On the Obstacle Problem in Fractional Generalised Orlicz Spaces

TL;DR

This paper investigates obstacle problems involving nonlocal, nonlinear, anisotropic operators in fractional Orlicz spaces, establishing key properties, inequalities, and regularity results for solutions.

Contribution

It introduces the strict T-monotonicity of the fractional g-Laplacian, proves Lewy-Stampacchia inequalities, and extends regularity results to solutions in fractional Orlicz spaces.

Findings

Proved strict T-monotonicity of the nonlocal operator

Established Lewy-Stampacchia inequalities for obstacle problems

Extended local Hölder regularity to fractional Orlicz space solutions

Abstract

We consider the one and the two obstacles problems for the nonlocal nonlinear anisotropic $g$-Laplacian $\mathcal{L}_g^s$, with $0<s<1$. We prove the strict T-monotonicity of $\mathcal{L}_g^s$ and we obtain the Lewy-Stampacchia inequalities.
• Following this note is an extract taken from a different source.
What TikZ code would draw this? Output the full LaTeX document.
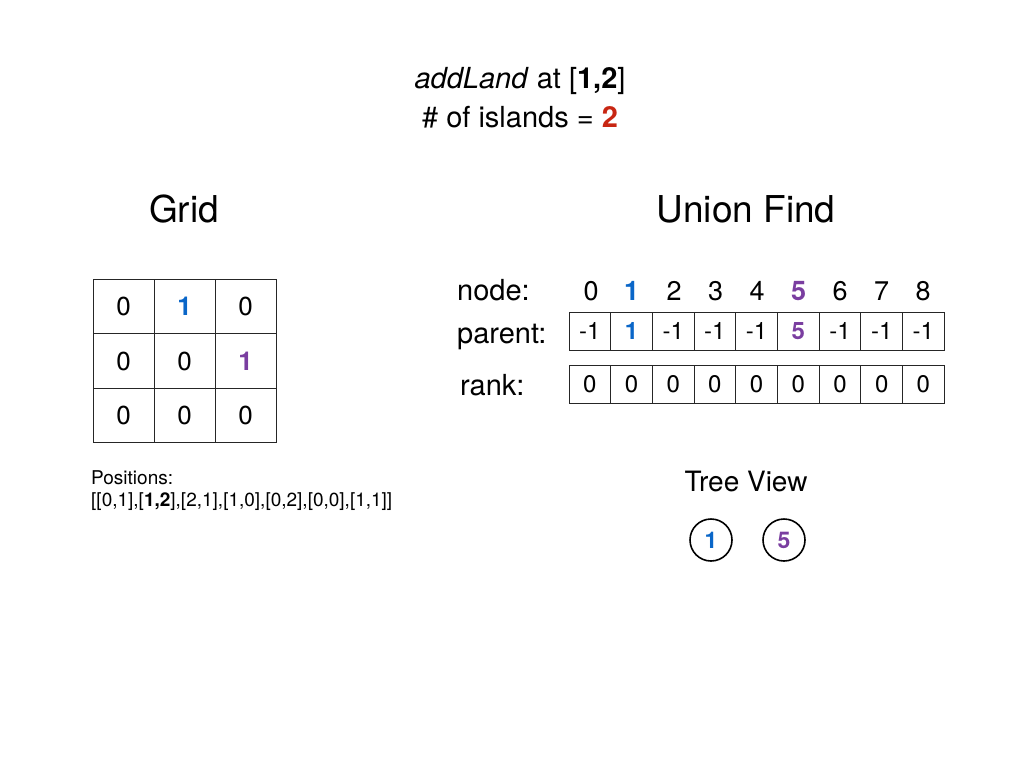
\documentclass[tikz,border=0pt]{standalone}
\usepackage{fontspec}
\setmainfont{TeX Gyre Heros}
\usepackage{tikz}
\definecolor{oneblue}{RGB}{10,102,200}
\definecolor{fivepurple}{RGB}{122,62,160}
\definecolor{countred}{RGB}{200,38,18}
\newcommand{\fs}[1]{\fontsize{#1}{#1}\selectfont}
\begin{document}
\begin{tikzpicture}[x=1pt,y=-1pt]
                \tikzstyle{every node}+=[inner sep=0pt]
                \tikzstyle{gcell}=[draw=black!85, line width=0.9pt, minimum width=61pt, minimum height=54.5pt, font=\fs{26}]
                \tikzstyle{acell}=[draw=black!85, line width=0.9pt, minimum width=41.7pt, minimum height=38pt, font=\fs{24}]
                \tikzstyle{idx}=[font=\fs{27}]
                \tikzstyle{tnode}=[draw, circle, line width=1.6pt, minimum size=42pt, font=\bfseries\fs{23}]
                \useasboundingbox (0,0) rectangle (1024,768);
                % header
                \node (add) at (520,81) [font=\fs{29}] {\textit{addLand} at [\textbf{1,2}]};
                \node (cnt) at (520,117) [font=\fs{29}] {\# of islands = \textcolor{countred}{\textbf{2}}};
                \node (gtitle) at (184,209) [font=\fs{37}] {Grid};
                \node (utitle) at (746,209) [font=\fs{37}] {Union Find};
                % grid
                \node (g00) at (123.5,306.5) [gcell] {0};
                \node (g01) at (184.5,306.5) [gcell, text=oneblue, font=\bfseries\fs{26}] {1};
                \node (g02) at (245.5,306.5) [gcell] {0};
                \node (g10) at (123.5,361) [gcell] {0};
                \node (g11) at (184.5,361) [gcell] {0};
                \node (g12) at (245.5,361) [gcell, text=fivepurple, font=\bfseries\fs{26}] {1};
                \node (g20) at (123.5,415.5) [gcell] {0};
                \node (g21) at (184.5,415.5) [gcell] {0};
                \node (g22) at (245.5,415.5) [gcell] {0};
                \node (pos) at (91,484) [anchor=base west, font=\fs{19}] {Positions:};
                \node (plist) at (91,506) [anchor=base west, font=\fs{19}] {[[0,1],[\textbf{1,2}],[2,1],[1,0],[0,2],[0,0],[1,1]]};
                % union find arrays
                \node (nlab) at (457,300) [anchor=base west, font=\fs{29}] {node:};
                \node (plab) at (457,343) [anchor=base west, font=\fs{29}] {parent:};
                \node (rlab) at (460,395) [anchor=base west, font=\fs{29}] {rank:};
                \node (n0) at (591,291) [idx] {0};
                \node (n1) at (631.5,291) [idx, text=oneblue, font=\bfseries\fs{27}] {1};
                \node (n2) at (674,291) [idx] {2};
                \node (n3) at (715.5,291) [idx] {3};
                \node (n4) at (757,291) [idx] {4};
                \node (n5) at (798.5,291) [idx, text=fivepurple, font=\bfseries\fs{27}] {5};
                \node (n6) at (840,291) [idx] {6};
                \node (n7) at (881.5,291) [idx] {7};
                \node (n8) at (923,291) [idx] {8};
                \node (p0) at (589.8,331) [acell] {-1};
                \node (p1) at (631.5,331) [acell, text=oneblue, font=\bfseries\fs{24}] {1};
                \node (p2) at (673.2,331) [acell] {-1};
                \node (p3) at (714.9,331) [acell] {-1};
                \node (p4) at (756.6,331) [acell] {-1};
                \node (p5) at (798.3,331) [acell, text=fivepurple, font=\bfseries\fs{24}] {5};
                \node (p6) at (840,331) [acell] {-1};
                \node (p7) at (881.7,331) [acell] {-1};
                \node (p8) at (923.4,331) [acell] {-1};
                \node (r0) at (589.8,384) [acell] {0};
                \node (r1) at (631.5,384) [acell] {0};
                \node (r2) at (673.2,384) [acell] {0};
                \node (r3) at (714.9,384) [acell] {0};
                \node (r4) at (756.6,384) [acell] {0};
                \node (r5) at (798.3,384) [acell] {0};
                \node (r6) at (840,384) [acell] {0};
                \node (r7) at (881.7,384) [acell] {0};
                \node (r8) at (923.4,384) [acell] {0};
                % tree view
                \node (tview) at (746,481) [font=\fs{28}] {Tree View};
                \node (t1) at (711,540) [tnode, text=oneblue] {1};
                \node (t5) at (784,540) [tnode, text=fivepurple] {5};
\end{tikzpicture}
\end{document}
We consider the approximation of the solutions through semilinear problems, for which we prove a global $L^\infty$-estimate, and we extend the local H\"older regularity to the solutions of the obstacle problems in the case of the fractional $p(x,y)$-Laplacian operator. We make further remarks on a few elementary properties of related capacities in the fractional generalised Orlicz framework, with a special reference to the Hilbertian nonlinear case in fractional Sobolev spaces.